>> Begin SUPPLIED MATERIAL

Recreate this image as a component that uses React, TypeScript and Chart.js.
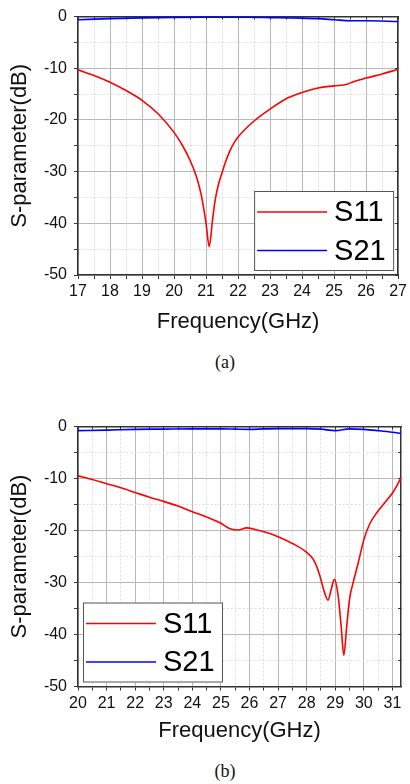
import React, { useEffect, useRef } from 'react';
import { Chart, registerables } from 'chart.js';

Chart.register(...registerables);

const FONT = '"Liberation Sans", Arial, Helvetica, sans-serif';

// ---- Panel (a) data ----
const freqA_S11 = [17.0, 17.5, 18.0, 18.5, 19.0, 19.5, 20.0, 20.25, 20.5, 20.7, 20.85, 21.0, 21.1, 21.2, 21.25, 21.3, 21.4, 21.5, 21.6, 21.75, 21.9, 22.0, 22.5, 23.0, 23.5, 24.0, 24.5, 25.0, 25.4, 25.6, 26.0, 26.5, 27.0];
const valA_S11 = [-10.3, -11.4, -12.7, -14.3, -16.2, -18.8, -22.4, -24.8, -27.8, -31.0, -34.5, -40.0, -44.5, -39.5, -37.0, -35.0, -32.2, -30.2, -28.3, -25.9, -24.2, -23.3, -20.2, -17.9, -15.9, -14.7, -13.8, -13.4, -13.1, -12.6, -11.9, -11.1, -10.2];
const freqA_S21 = [17, 18, 19, 20, 21, 22, 23, 24, 24.5, 25, 25.5, 26, 27];
const valA_S21 = [-0.6, -0.4, -0.25, -0.15, -0.1, -0.12, -0.2, -0.3, -0.4, -0.6, -0.8, -0.8, -0.95];

// ---- Panel (b) data ----
const freqB_S11 = [20.0, 20.5, 21.0, 21.5, 22.0, 22.5, 23.0, 23.5, 24.0, 24.5, 25.0, 25.3, 25.6, 25.9, 26.2, 26.6, 27.0, 27.5, 28.0, 28.25, 28.45, 28.6, 28.75, 28.85, 28.97, 29.1, 29.2, 29.3, 29.4, 29.5, 29.65, 29.8, 30.0, 30.2, 30.45, 30.8, 31.05, 31.3];
const valB_S11 = [-9.5, -10.2, -11.0, -11.8, -12.7, -13.6, -14.4, -15.3, -16.4, -17.4, -18.6, -19.6, -19.9, -19.5, -19.8, -20.4, -21.2, -22.5, -24.2, -25.7, -28.5, -31.5, -33.4, -31.5, -29.4, -32.5, -38.0, -44.0, -38.5, -33.2, -29.5, -26.3, -21.8, -18.8, -16.6, -14.2, -12.4, -9.9];
const freqB_S21 = [20, 21, 22, 23, 24, 25, 25.5, 26, 26.5, 27, 28, 28.5, 29, 29.5, 30, 30.5, 31, 31.3];
const valB_S21 = [-0.8, -0.7, -0.55, -0.5, -0.45, -0.45, -0.5, -0.55, -0.45, -0.4, -0.4, -0.5, -0.8, -0.45, -0.55, -0.8, -1.1, -1.35];

// ---- axes / labels ----
const seriesNames = ['S11', 'S21'];
const seriesColors = ['#ff0000', '#0000ff'];
const xRangeA = [17, 27];
const xRangeB = [20, 31.3];
const yRange = [-50, 0];
const xTitle = 'Frequency(GHz)';
const yTitle = 'S-parameter(dB)';

const toPts = (xs: number[], ys: number[]) => xs.map((x, i) => ({ x, y: ys[i] }));
const isMult = (v: number, step: number) => Math.abs(v / step - Math.round(v / step)) < 1e-6;

const legendBox = {
  id: 'legendBox',
  afterDatasetsDraw(chart: any, _args: any, opts: any) {
    const { ctx, chartArea } = chart;
    const w = 140, h = 80;
    const x = opts.corner === 'right' ? chartArea.right - 4 - w : chartArea.left + 5;
    const y = chartArea.bottom - 4 - h;
    ctx.save();
    ctx.fillStyle = '#ffffff';
    ctx.fillRect(x, y, w, h);
    ctx.strokeStyle = '#555555';
    ctx.lineWidth = 1;
    ctx.strokeRect(x + 0.5, y + 0.5, w - 1, h - 1);
    ctx.font = `29px ${FONT}`;
    ctx.textBaseline = 'middle';
    ctx.textAlign = 'left';
    chart.data.datasets.forEach((ds: any, i: number) => {
      const cy = y + 21 + i * 38.5;
      ctx.strokeStyle = ds.borderColor;
      ctx.lineWidth = 1.6;
      ctx.beginPath();
      ctx.moveTo(x + 3, cy);
      ctx.lineTo(x + 73, cy);
      ctx.stroke();
      ctx.fillStyle = '#000000';
      ctx.fillText(ds.label, x + 80, cy + 1);
    });
    ctx.restore();
  },
};

function makeConfig(p: {
  s11: { x: number; y: number }[];
  s21: { x: number; y: number }[];
  xr: number[];
  corner: string;
  padTop: number;
  xAxisH: number;
  titlePadB: number;
}) {
  const gridColor = (step: number) => (c: any) =>
    c.tick && isMult(c.tick.value, step) ? '#b8b8b8' : '#dcdcdc';
  const gridDash = (step: number) => (c: any) =>
    c.tick && !isMult(c.tick.value, step) ? [2, 2] : [];
  return {
    type: 'line',
    data: {
      datasets: [
        { label: seriesNames[0], data: p.s11, borderColor: seriesColors[0], backgroundColor: seriesColors[0], borderWidth: 1.6, pointRadius: 0, fill: false, cubicInterpolationMode: 'monotone', xAxisID: 'x', yAxisID: 'y' },
        { label: seriesNames[1], data: p.s21, borderColor: seriesColors[1], backgroundColor: seriesColors[1], borderWidth: 1.6, pointRadius: 0, fill: false, cubicInterpolationMode: 'monotone', xAxisID: 'x', yAxisID: 'y' },
      ],
    },
    options: {
      animation: false,
      responsive: true,
      maintainAspectRatio: false,
      events: [],
      layout: { padding: { top: p.padTop, right: 9, left: 0, bottom: 0 } },
      plugins: {
        legend: { display: false },
        tooltip: { enabled: false },
        legendBox: { corner: p.corner },
      },
      scales: {
        x: {
          type: 'linear',
          position: 'bottom',
          min: p.xr[0],
          max: p.xr[1],
          ticks: {
            stepSize: 0.5,
            autoSkip: false,
            includeBounds: false,
            maxRotation: 0,
            minRotation: 0,
            padding: 3,
            color: '#111111',
            font: { family: FONT, size: 16, lineHeight: 1.2 },
            callback: (v: number) => (isMult(v, 1) ? String(Math.round(v)) : ''),
          },
          grid: { color: gridColor(1), lineWidth: 1, tickLength: 4, tickColor: '#333333', tickWidth: 1 },
          border: { display: true, color: '#333333', width: 1.5, dash: gridDash(1) },
          title: { display: true, text: xTitle, color: '#111111', font: { family: FONT, size: 22, lineHeight: 1.2 }, padding: { top: 0, bottom: p.titlePadB } },
          afterFit: (s: any) => { s.height = p.xAxisH; },
        },
        x2: {
          type: 'linear',
          position: 'top',
          min: p.xr[0],
          max: p.xr[1],
          ticks: { display: false, stepSize: 0.5, autoSkip: false, includeBounds: false },
          grid: { drawOnChartArea: false, tickLength: -3, tickColor: '#333333' },
          border: { display: true, color: '#333333', width: 1.5 },
          afterFit: (s: any) => { s.height = 0; },
        },
        y: {
          type: 'linear',
          position: 'left',
          min: yRange[0],
          max: yRange[1],
          ticks: {
            stepSize: 5,
            autoSkip: false,
            includeBounds: false,
            padding: 7,
            color: '#111111',
            font: { family: FONT, size: 16, lineHeight: 1.2 },
            callback: (v: number) => (isMult(v, 10) ? String(Math.round(v)) : ''),
          },
          grid: { color: gridColor(10), lineWidth: 1, tickLength: 4, tickColor: '#333333', tickWidth: 1 },
          border: { display: true, color: '#333333', width: 1.5, dash: gridDash(10) },
          title: { display: true, text: yTitle, color: '#111111', font: { family: FONT, size: 22, lineHeight: 1.2 }, padding: { top: 7, bottom: 0 } },
          afterFit: (s: any) => { s.width = 78; },
        },
        y2: {
          type: 'linear',
          position: 'right',
          min: yRange[0],
          max: yRange[1],
          ticks: { display: false, stepSize: 5, autoSkip: false, includeBounds: false },
          grid: { drawOnChartArea: false, tickLength: -3, tickColor: '#333333' },
          border: { display: true, color: '#333333', width: 1.5 },
          afterFit: (s: any) => { s.width = 0; },
        },
      },
    },
    plugins: [legendBox],
  };
}

function Panel(props: { top: number; height: number; cfg: any }) {
  const ref = useRef<HTMLCanvasElement | null>(null);
  useEffect(() => {
    if (!ref.current) return;
    const chart = new Chart(ref.current, props.cfg);
    return () => chart.destroy();
  }, []);
  return (
    <div style={{ position: 'absolute', left: 0, top: props.top, width: 410, height: props.height }}>
      <canvas ref={ref} />
    </div>
  );
}

const captionStyle = (top: number): React.CSSProperties => ({
  position: 'absolute',
  left: 0,
  top,
  width: 450,
  textAlign: 'center',
  fontFamily: '"Liberation Serif", "Times New Roman", serif',
  fontSize: 18,
  lineHeight: '18px',
  color: '#111',
});

export default function App() {
  const cfgA = makeConfig({ s11: toPts(freqA_S11, valA_S11), s21: toPts(freqA_S21, valA_S21), xr: xRangeA, corner: 'right', padTop: 15, xAxisH: 65, titlePadB: 5 });
  const cfgB = makeConfig({ s11: toPts(freqB_S11, valB_S11), s21: toPts(freqB_S21, valB_S21), xr: xRangeB, corner: 'left', padTop: 26.5, xAxisH: 63.5, titlePadB: 6 });
  return (
    <div style={{ position: 'absolute', left: 0, top: 0, width: 410, height: 784, background: '#fff', overflow: 'hidden' }}>
      <Panel top={0} height={340} cfg={cfgA} />
      <div style={captionStyle(353)}>(a)</div>
      <Panel top={400} height={350} cfg={cfgB} />
      <div style={captionStyle(762)}>(b)</div>
    </div>
  );
}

>> End SUPPLIED MATERIAL

* [STATED EXERCISE]: Restate each line from the start of the listing through the line bearing "Arial, Helvetica, sans-serif';" word for word. Drop the pictures.

* [WRITTEN SOLUTION]:
Recreate this image as a component that uses React, TypeScript and Chart.js.
import React, { useEffect, useRef } from 'react';
import { Chart, registerables } from 'chart.js';

Chart.register(...registerables);

const FONT = '"Liberation Sans", Arial, Helvetica, sans-serif';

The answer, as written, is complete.